DATA LINES:
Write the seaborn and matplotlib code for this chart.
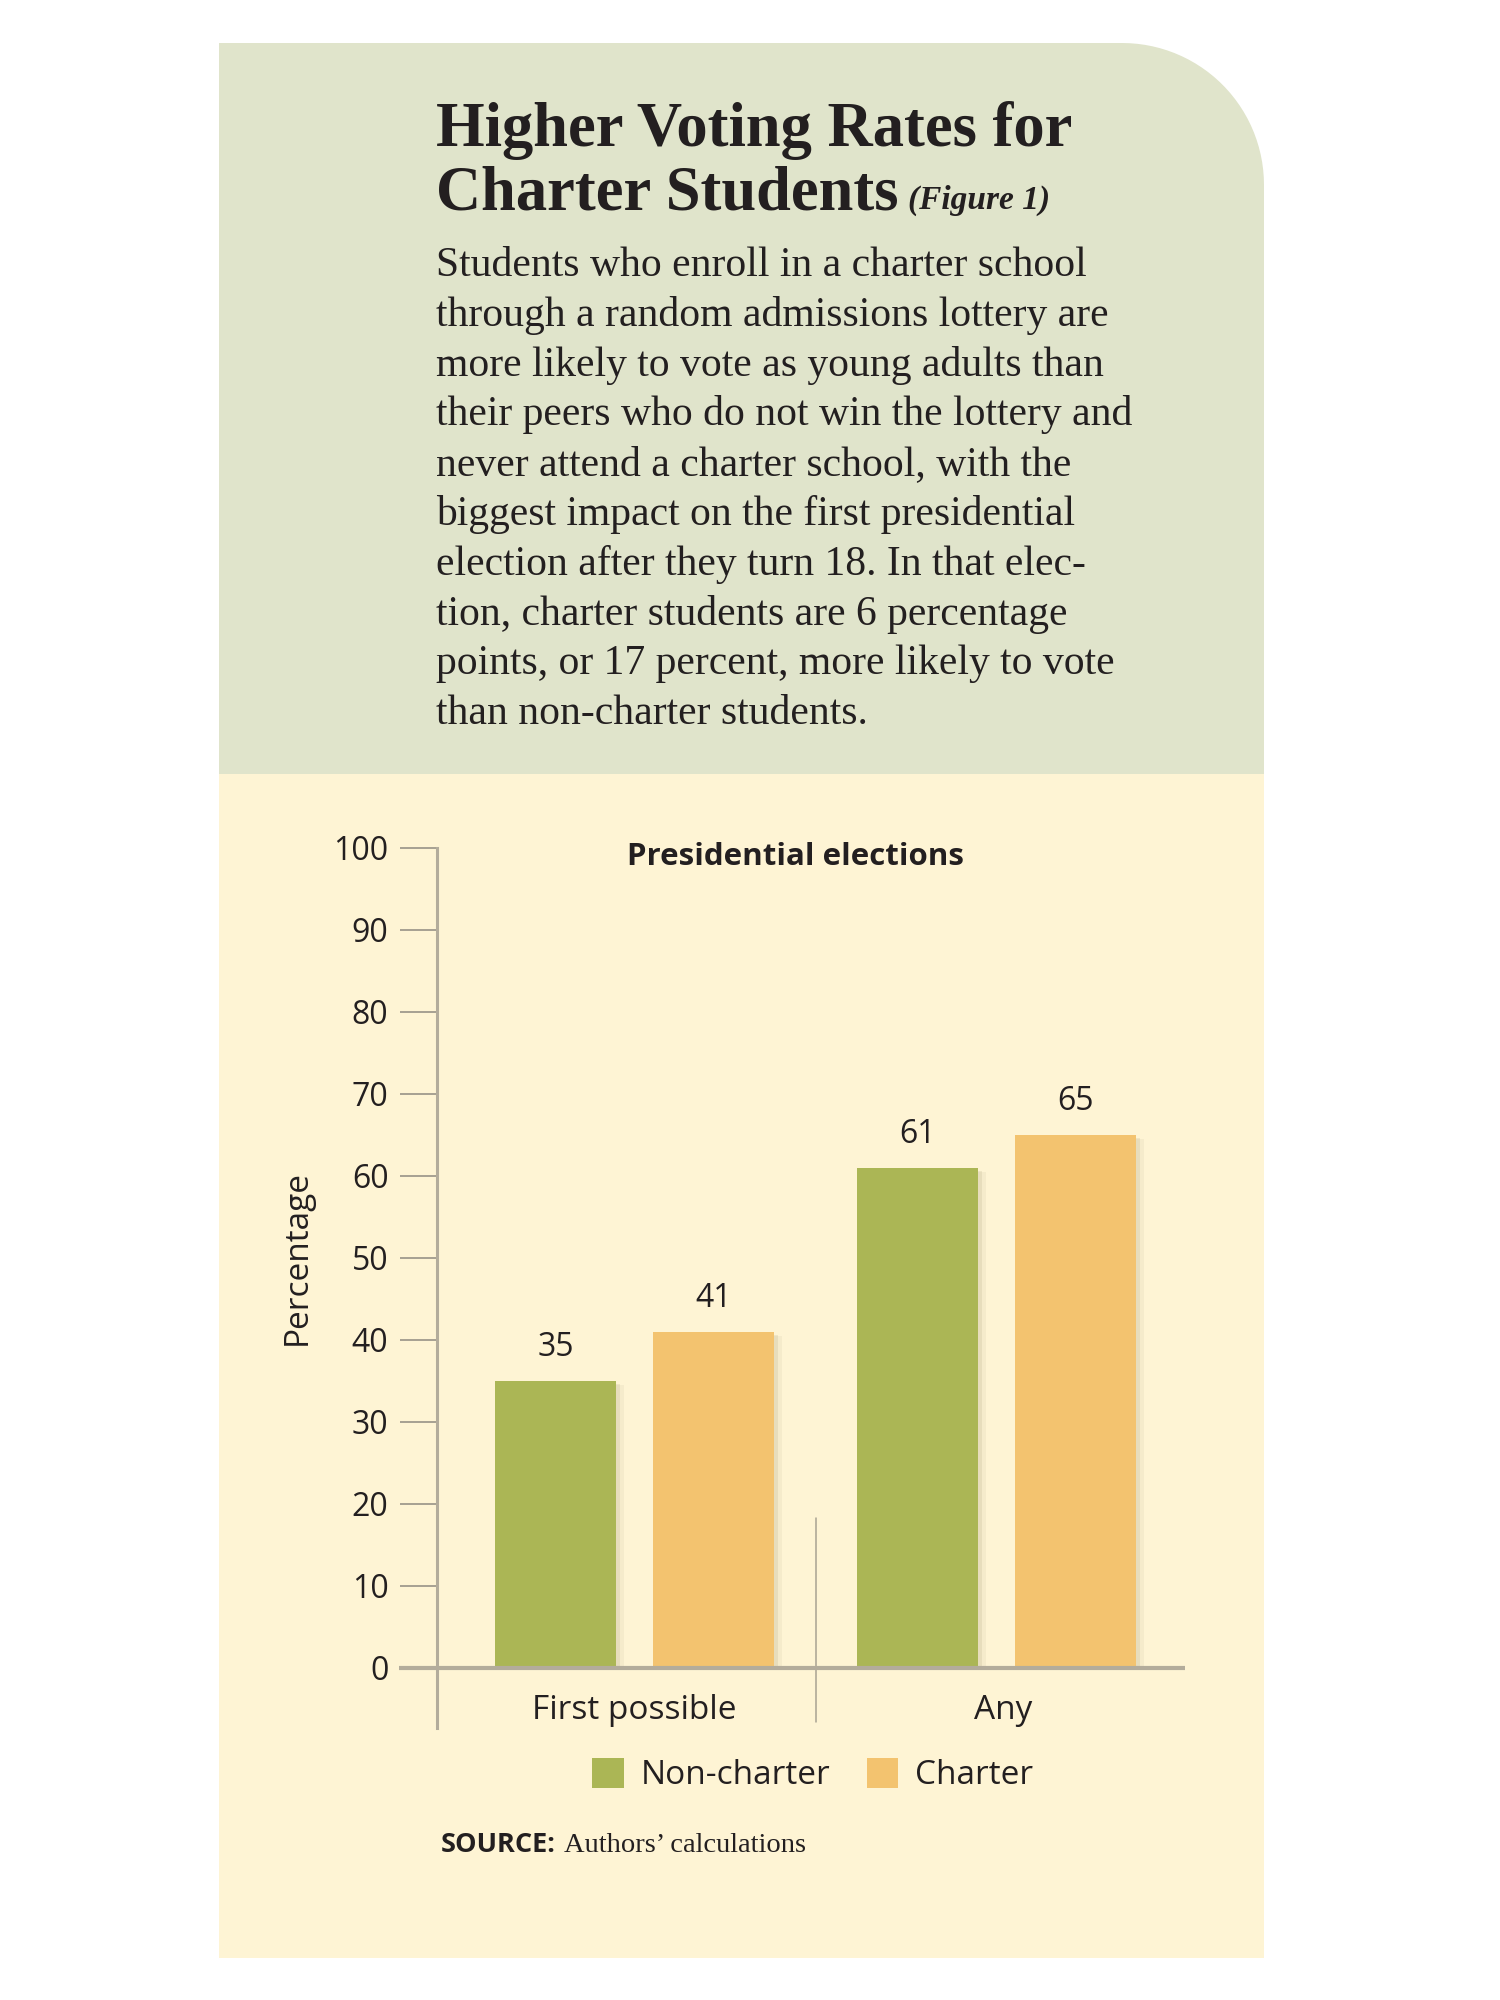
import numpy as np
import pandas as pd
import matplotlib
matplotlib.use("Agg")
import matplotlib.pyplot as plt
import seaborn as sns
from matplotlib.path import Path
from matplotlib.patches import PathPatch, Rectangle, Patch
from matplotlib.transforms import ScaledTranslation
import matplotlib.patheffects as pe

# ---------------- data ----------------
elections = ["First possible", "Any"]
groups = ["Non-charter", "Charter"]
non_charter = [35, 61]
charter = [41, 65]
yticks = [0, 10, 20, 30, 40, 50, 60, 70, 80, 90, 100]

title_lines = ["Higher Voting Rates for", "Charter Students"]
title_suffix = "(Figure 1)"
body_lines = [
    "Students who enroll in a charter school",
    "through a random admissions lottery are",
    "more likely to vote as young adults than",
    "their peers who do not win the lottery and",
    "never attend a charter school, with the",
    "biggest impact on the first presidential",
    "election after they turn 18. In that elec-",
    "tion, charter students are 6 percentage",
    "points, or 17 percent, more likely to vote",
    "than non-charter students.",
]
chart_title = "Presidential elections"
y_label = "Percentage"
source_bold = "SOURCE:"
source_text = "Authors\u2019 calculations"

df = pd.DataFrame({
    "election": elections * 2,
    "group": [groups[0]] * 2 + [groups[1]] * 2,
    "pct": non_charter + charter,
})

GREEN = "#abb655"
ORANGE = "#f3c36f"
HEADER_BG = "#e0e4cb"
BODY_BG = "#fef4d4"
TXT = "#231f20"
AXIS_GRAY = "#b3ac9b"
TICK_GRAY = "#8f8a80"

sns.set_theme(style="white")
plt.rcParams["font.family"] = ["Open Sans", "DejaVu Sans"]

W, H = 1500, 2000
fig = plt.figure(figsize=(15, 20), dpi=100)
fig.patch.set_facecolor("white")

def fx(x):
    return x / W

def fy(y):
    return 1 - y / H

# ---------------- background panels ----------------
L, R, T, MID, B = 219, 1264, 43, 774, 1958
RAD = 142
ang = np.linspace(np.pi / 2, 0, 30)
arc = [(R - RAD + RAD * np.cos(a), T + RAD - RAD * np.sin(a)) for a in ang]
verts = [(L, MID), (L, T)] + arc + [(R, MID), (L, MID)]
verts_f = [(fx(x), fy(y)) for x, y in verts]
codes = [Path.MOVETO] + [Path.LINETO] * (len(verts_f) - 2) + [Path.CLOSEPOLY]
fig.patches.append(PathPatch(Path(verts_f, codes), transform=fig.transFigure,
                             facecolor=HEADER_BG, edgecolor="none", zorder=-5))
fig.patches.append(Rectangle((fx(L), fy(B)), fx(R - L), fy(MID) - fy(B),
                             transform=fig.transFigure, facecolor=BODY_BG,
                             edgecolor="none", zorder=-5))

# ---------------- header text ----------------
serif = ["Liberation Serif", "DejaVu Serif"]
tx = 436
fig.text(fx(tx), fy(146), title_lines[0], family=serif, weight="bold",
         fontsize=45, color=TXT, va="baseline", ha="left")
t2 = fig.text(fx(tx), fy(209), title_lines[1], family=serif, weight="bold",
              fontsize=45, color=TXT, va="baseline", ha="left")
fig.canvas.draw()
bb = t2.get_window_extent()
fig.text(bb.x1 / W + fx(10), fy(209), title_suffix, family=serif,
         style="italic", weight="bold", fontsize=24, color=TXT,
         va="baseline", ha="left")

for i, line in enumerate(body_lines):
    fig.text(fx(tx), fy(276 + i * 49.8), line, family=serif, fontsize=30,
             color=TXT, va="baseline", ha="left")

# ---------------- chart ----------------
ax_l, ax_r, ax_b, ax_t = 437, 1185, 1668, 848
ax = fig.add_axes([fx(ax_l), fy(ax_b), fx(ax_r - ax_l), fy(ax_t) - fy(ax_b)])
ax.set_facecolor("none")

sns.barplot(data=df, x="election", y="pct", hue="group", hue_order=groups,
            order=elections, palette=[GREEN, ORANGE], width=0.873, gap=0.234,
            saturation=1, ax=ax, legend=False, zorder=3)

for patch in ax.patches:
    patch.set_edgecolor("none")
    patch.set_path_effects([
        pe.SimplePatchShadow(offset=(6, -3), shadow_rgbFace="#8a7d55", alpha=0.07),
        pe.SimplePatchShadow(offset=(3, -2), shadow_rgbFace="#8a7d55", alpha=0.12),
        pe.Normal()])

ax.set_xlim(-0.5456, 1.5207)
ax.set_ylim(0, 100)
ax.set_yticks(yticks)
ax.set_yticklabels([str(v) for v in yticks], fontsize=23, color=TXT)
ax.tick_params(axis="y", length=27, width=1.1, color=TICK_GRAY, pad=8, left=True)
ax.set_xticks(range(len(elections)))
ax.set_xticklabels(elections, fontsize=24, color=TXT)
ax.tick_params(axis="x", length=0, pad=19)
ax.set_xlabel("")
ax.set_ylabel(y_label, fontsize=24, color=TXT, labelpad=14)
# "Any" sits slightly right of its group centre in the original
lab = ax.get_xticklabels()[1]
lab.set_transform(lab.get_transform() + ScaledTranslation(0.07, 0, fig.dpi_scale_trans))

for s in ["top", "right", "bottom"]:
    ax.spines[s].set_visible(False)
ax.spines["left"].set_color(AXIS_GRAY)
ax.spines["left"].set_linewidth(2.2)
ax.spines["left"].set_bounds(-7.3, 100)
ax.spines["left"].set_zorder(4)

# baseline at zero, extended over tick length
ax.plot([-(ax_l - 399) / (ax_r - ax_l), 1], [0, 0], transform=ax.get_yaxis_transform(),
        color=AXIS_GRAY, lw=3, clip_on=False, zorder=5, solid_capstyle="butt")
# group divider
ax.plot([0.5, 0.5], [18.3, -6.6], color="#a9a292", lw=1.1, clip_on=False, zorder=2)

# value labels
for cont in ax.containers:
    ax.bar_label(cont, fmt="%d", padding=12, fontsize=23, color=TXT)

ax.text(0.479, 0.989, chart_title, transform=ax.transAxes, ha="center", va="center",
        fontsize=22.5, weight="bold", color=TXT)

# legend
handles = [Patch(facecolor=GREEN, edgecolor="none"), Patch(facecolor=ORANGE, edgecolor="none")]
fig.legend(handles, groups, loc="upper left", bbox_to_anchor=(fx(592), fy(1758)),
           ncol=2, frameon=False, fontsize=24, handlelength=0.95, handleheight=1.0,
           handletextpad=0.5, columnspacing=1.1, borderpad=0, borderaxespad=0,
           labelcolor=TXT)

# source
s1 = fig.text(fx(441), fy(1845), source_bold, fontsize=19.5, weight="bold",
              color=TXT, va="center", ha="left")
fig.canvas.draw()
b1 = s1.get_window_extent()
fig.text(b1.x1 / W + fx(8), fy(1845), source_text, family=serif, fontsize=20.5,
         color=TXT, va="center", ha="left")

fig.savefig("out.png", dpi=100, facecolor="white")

AIM OF THE TASK: Make an exact copy of all the material, but keep the pictures out of it.

REPLY:
Write the seaborn and matplotlib code for this chart.
import numpy as np
import pandas as pd
import matplotlib
matplotlib.use("Agg")
import matplotlib.pyplot as plt
import seaborn as sns
from matplotlib.path import Path
from matplotlib.patches import PathPatch, Rectangle, Patch
from matplotlib.transforms import ScaledTranslation
import matplotlib.patheffects as pe

# ---------------- data ----------------
elections = ["First possible", "Any"]
groups = ["Non-charter", "Charter"]
non_charter = [35, 61]
charter = [41, 65]
yticks = [0, 10, 20, 30, 40, 50, 60, 70, 80, 90, 100]

title_lines = ["Higher Voting Rates for", "Charter Students"]
title_suffix = "(Figure 1)"
body_lines = [
    "Students who enroll in a charter school",
    "through a random admissions lottery are",
    "more likely to vote as young adults than",
    "their peers who do not win the lottery and",
    "never attend a charter school, with the",
    "biggest impact on the first presidential",
    "election after they turn 18. In that elec-",
    "tion, charter students are 6 percentage",
    "points, or 17 percent, more likely to vote",
    "than non-charter students.",
]
chart_title = "Presidential elections"
y_label = "Percentage"
source_bold = "SOURCE:"
source_text = "Authors\u2019 calculations"

df = pd.DataFrame({
    "election": elections * 2,
    "group": [groups[0]] * 2 + [groups[1]] * 2,
    "pct": non_charter + charter,
})

GREEN = "#abb655"
ORANGE = "#f3c36f"
HEADER_BG = "#e0e4cb"
BODY_BG = "#fef4d4"
TXT = "#231f20"
AXIS_GRAY = "#b3ac9b"
TICK_GRAY = "#8f8a80"

sns.set_theme(style="white")
plt.rcParams["font.family"] = ["Open Sans", "DejaVu Sans"]

W, H = 1500, 2000
fig = plt.figure(figsize=(15, 20), dpi=100)
fig.patch.set_facecolor("white")

def fx(x):
    return x / W

def fy(y):
    return 1 - y / H

# ---------------- background panels ----------------
L, R, T, MID, B = 219, 1264, 43, 774, 1958
RAD = 142
ang = np.linspace(np.pi / 2, 0, 30)
arc = [(R - RAD + RAD * np.cos(a), T + RAD - RAD * np.sin(a)) for a in ang]
verts = [(L, MID), (L, T)] + arc + [(R, MID), (L, MID)]
verts_f = [(fx(x), fy(y)) for x, y in verts]
codes = [Path.MOVETO] + [Path.LINETO] * (len(verts_f) - 2) + [Path.CLOSEPOLY]
fig.patches.append(PathPatch(Path(verts_f, codes), transform=fig.transFigure,
                             facecolor=HEADER_BG, edgecolor="none", zorder=-5))
fig.patches.append(Rectangle((fx(L), fy(B)), fx(R - L), fy(MID) - fy(B),
                             transform=fig.transFigure, facecolor=BODY_BG,
                             edgecolor="none", zorder=-5))

# ---------------- header text ----------------
serif = ["Liberation Serif", "DejaVu Serif"]
tx = 436
fig.text(fx(tx), fy(146), title_lines[0], family=serif, weight="bold",
         fontsize=45, color=TXT, va="baseline", ha="left")
t2 = fig.text(fx(tx), fy(209), title_lines[1], family=serif, weight="bold",
              fontsize=45, color=TXT, va="baseline", ha="left")
fig.canvas.draw()
bb = t2.get_window_extent()
fig.text(bb.x1 / W + fx(10), fy(209), title_suffix, family=serif,
         style="italic", weight="bold", fontsize=24, color=TXT,
         va="baseline", ha="left")

for i, line in enumerate(body_lines):
    fig.text(fx(tx), fy(276 + i * 49.8), line, family=serif, fontsize=30,
             color=TXT, va="baseline", ha="left")

# ---------------- chart ----------------
ax_l, ax_r, ax_b, ax_t = 437, 1185, 1668, 848
ax = fig.add_axes([fx(ax_l), fy(ax_b), fx(ax_r - ax_l), fy(ax_t) - fy(ax_b)])
ax.set_facecolor("none")

sns.barplot(data=df, x="election", y="pct", hue="group", hue_order=groups,
            order=elections, palette=[GREEN, ORANGE], width=0.873, gap=0.234,
            saturation=1, ax=ax, legend=False, zorder=3)

for patch in ax.patches:
    patch.set_edgecolor("none")
    patch.set_path_effects([
        pe.SimplePatchShadow(offset=(6, -3), shadow_rgbFace="#8a7d55", alpha=0.07),
        pe.SimplePatchShadow(offset=(3, -2), shadow_rgbFace="#8a7d55", alpha=0.12),
        pe.Normal()])

ax.set_xlim(-0.5456, 1.5207)
ax.set_ylim(0, 100)
ax.set_yticks(yticks)
ax.set_yticklabels([str(v) for v in yticks], fontsize=23, color=TXT)
ax.tick_params(axis="y", length=27, width=1.1, color=TICK_GRAY, pad=8, left=True)
ax.set_xticks(range(len(elections)))
ax.set_xticklabels(elections, fontsize=24, color=TXT)
ax.tick_params(axis="x", length=0, pad=19)
ax.set_xlabel("")
ax.set_ylabel(y_label, fontsize=24, color=TXT, labelpad=14)
# "Any" sits slightly right of its group centre in the original
lab = ax.get_xticklabels()[1]
lab.set_transform(lab.get_transform() + ScaledTranslation(0.07, 0, fig.dpi_scale_trans))

for s in ["top", "right", "bottom"]:
    ax.spines[s].set_visible(False)
ax.spines["left"].set_color(AXIS_GRAY)
ax.spines["left"].set_linewidth(2.2)
ax.spines["left"].set_bounds(-7.3, 100)
ax.spines["left"].set_zorder(4)

# baseline at zero, extended over tick length
ax.plot([-(ax_l - 399) / (ax_r - ax_l), 1], [0, 0], transform=ax.get_yaxis_transform(),
        color=AXIS_GRAY, lw=3, clip_on=False, zorder=5, solid_capstyle="butt")
# group divider
ax.plot([0.5, 0.5], [18.3, -6.6], color="#a9a292", lw=1.1, clip_on=False, zorder=2)

# value labels
for cont in ax.containers:
    ax.bar_label(cont, fmt="%d", padding=12, fontsize=23, color=TXT)

ax.text(0.479, 0.989, chart_title, transform=ax.transAxes, ha="center", va="center",
        fontsize=22.5, weight="bold", color=TXT)

# legend
handles = [Patch(facecolor=GREEN, edgecolor="none"), Patch(facecolor=ORANGE, edgecolor="none")]
fig.legend(handles, groups, loc="upper left", bbox_to_anchor=(fx(592), fy(1758)),
           ncol=2, frameon=False, fontsize=24, handlelength=0.95, handleheight=1.0,
           handletextpad=0.5, columnspacing=1.1, borderpad=0, borderaxespad=0,
           labelcolor=TXT)

# source
s1 = fig.text(fx(441), fy(1845), source_bold, fontsize=19.5, weight="bold",
              color=TXT, va="center", ha="left")
fig.canvas.draw()
b1 = s1.get_window_extent()
fig.text(b1.x1 / W + fx(8), fy(1845), source_text, family=serif, fontsize=20.5,
         color=TXT, va="center", ha="left")

fig.savefig("out.png", dpi=100, facecolor="white")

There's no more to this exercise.